The queue outside the post office went round the block. I had two boxes to send for eBay. A Raynaud Ceralene “Morning Glory” butter dish – (ten quid) and a horrible Guernsey crested China cow creamer – (just three pounds). Thirteen quid. Half an hour in the queue. That’s still £26 an hour which is an acceptable rate for unskilled time. The sun was shining on the pavement, but everybody was hugging the wall, shivering in the shade. I shifted a foot and a half from the queue and into the sun. I turned around to face it and let it soak into my skin. This beautiful autumn weather, with the low light coming through the shedding trees.
“Don’t know why we all aren’t doing that,” says the old guy behind me, indicating my sun-seeking. Nor do I. He doesn’t join me either. He wants to talk. Very much. He’s lonely. This coming time is going to go hard for him.

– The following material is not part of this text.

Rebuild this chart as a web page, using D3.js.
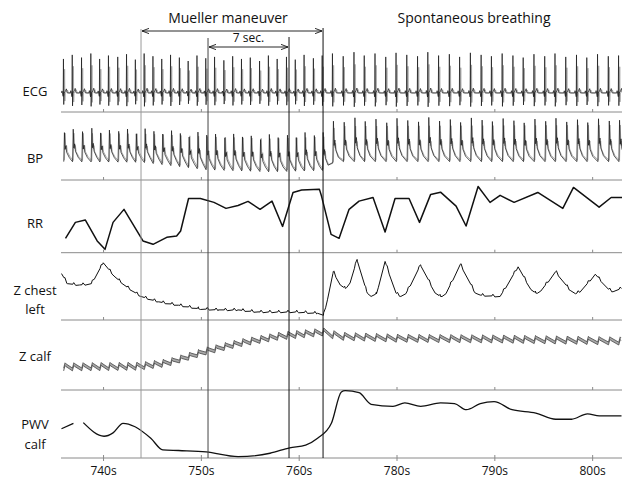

I didn’t catch his name. He was talking through a mask in the wind from a distance and he’s had an operation on his throat. Didn’t stop him from trying. There’s a thing that he is looking for. Normally it’s in Boots but it isn’t in the local Boots. He might have to go to the one in High Street Kensington. You know the one? Just opposite X road. You know X road?
He’s in AA. Has been for nineteen and a half years. “Will you be able to go to a meeting and get your twenty year badge?” I find myself asking. He harrumphs. His head shakes. I don’t tell him I’m almost at three months but not through AA. Mere necessity.
The time passes in the queue with him talking and me attempting to interpret a quiet voice masked in the wind. Then I get a call from Jacky – while I’m talking to the guy. “Sorry I’m going to take this.”
“Are you able to do another shop for me?” Jacky is the old gal I’ve become lockdown Ocado for. She’s taught me a great deal about the stock of Waitrose and how to shop frugally there. I’ll be off again tomorrow.
It must be shit being old at the best of times. “All my friends are getting married!” Cut to “All my friends are having kids.” Cut to “All my friends are retiring.” A few more cuts but eventually, if you’re one of the lucky ones, it’s “All my friends are dead.” And then the final cut.
If we are going back underwater we should look to the older people we barely know who are near us. The ones who are prickly like they don’t want our help. Give them a bunch of flowers or something next time you’re going shopping. “I bought too many”. Fuck knows it’s lonely enough for those of us who have lots of living people in the phonebook.
I’m getting Hex tomorrow and bringing him back to Chelsea. With lockdown coming it’s the only way I can feed him. He’ll be company of a sort. But fucking hell. Here we go again. Let’s look after each other.